Short problem.
Please quote exactly the opening lines of the data, from the first line to the one where "ax.annotate('', xy=(0, 452), xytext=(0, 0), arrowprops=akw)" appears.

=======

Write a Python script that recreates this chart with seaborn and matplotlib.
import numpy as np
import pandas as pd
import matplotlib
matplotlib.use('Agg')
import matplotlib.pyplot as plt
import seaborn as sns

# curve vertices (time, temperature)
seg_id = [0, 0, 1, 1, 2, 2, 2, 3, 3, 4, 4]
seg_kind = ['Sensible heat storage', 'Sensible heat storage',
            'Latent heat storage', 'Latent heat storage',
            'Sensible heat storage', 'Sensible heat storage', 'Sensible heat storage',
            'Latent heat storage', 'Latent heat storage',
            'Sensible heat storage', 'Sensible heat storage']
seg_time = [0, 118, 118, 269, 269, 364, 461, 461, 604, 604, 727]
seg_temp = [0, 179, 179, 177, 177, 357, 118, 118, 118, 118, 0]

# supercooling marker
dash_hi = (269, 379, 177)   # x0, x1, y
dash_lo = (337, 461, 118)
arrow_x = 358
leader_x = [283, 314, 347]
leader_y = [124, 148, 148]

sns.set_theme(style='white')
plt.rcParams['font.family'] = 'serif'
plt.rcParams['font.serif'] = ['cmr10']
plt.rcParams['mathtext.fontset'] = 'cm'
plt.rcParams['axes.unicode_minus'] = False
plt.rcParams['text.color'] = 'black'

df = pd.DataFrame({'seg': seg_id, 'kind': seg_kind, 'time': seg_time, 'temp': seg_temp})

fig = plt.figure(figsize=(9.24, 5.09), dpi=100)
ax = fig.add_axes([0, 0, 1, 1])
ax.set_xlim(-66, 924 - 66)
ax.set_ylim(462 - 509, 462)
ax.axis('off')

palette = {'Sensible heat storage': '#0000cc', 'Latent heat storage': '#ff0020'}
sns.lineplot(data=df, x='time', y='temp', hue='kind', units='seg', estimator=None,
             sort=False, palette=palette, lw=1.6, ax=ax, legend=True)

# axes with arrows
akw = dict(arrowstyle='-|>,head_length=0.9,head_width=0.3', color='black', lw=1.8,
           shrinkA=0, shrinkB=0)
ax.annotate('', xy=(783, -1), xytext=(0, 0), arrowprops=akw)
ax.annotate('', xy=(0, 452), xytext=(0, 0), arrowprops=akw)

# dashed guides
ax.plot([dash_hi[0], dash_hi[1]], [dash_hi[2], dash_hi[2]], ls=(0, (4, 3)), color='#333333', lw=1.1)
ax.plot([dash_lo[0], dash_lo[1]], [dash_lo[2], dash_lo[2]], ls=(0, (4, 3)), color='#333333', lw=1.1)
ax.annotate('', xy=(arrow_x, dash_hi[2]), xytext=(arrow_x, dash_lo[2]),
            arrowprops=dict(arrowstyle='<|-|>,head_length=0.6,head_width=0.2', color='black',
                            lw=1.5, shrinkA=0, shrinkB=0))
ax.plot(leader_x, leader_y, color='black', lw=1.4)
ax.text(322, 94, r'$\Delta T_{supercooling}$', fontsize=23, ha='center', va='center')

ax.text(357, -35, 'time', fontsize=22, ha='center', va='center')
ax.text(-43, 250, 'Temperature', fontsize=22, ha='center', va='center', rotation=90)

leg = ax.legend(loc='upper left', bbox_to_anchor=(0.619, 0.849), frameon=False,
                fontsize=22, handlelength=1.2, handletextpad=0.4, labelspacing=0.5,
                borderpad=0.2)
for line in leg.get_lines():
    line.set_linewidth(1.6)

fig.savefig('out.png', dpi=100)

=======

Correct answer.
Write a Python script that recreates this chart with seaborn and matplotlib.
import numpy as np
import pandas as pd
import matplotlib
matplotlib.use('Agg')
import matplotlib.pyplot as plt
import seaborn as sns

# curve vertices (time, temperature)
seg_id = [0, 0, 1, 1, 2, 2, 2, 3, 3, 4, 4]
seg_kind = ['Sensible heat storage', 'Sensible heat storage',
            'Latent heat storage', 'Latent heat storage',
            'Sensible heat storage', 'Sensible heat storage', 'Sensible heat storage',
            'Latent heat storage', 'Latent heat storage',
            'Sensible heat storage', 'Sensible heat storage']
seg_time = [0, 118, 118, 269, 269, 364, 461, 461, 604, 604, 727]
seg_temp = [0, 179, 179, 177, 177, 357, 118, 118, 118, 118, 0]

# supercooling marker
dash_hi = (269, 379, 177)   # x0, x1, y
dash_lo = (337, 461, 118)
arrow_x = 358
leader_x = [283, 314, 347]
leader_y = [124, 148, 148]

sns.set_theme(style='white')
plt.rcParams['font.family'] = 'serif'
plt.rcParams['font.serif'] = ['cmr10']
plt.rcParams['mathtext.fontset'] = 'cm'
plt.rcParams['axes.unicode_minus'] = False
plt.rcParams['text.color'] = 'black'

df = pd.DataFrame({'seg': seg_id, 'kind': seg_kind, 'time': seg_time, 'temp': seg_temp})

fig = plt.figure(figsize=(9.24, 5.09), dpi=100)
ax = fig.add_axes([0, 0, 1, 1])
ax.set_xlim(-66, 924 - 66)
ax.set_ylim(462 - 509, 462)
ax.axis('off')

palette = {'Sensible heat storage': '#0000cc', 'Latent heat storage': '#ff0020'}
sns.lineplot(data=df, x='time', y='temp', hue='kind', units='seg', estimator=None,
             sort=False, palette=palette, lw=1.6, ax=ax, legend=True)

# axes with arrows
akw = dict(arrowstyle='-|>,head_length=0.9,head_width=0.3', color='black', lw=1.8,
           shrinkA=0, shrinkB=0)
ax.annotate('', xy=(783, -1), xytext=(0, 0), arrowprops=akw)
ax.annotate('', xy=(0, 452), xytext=(0, 0), arrowprops=akw)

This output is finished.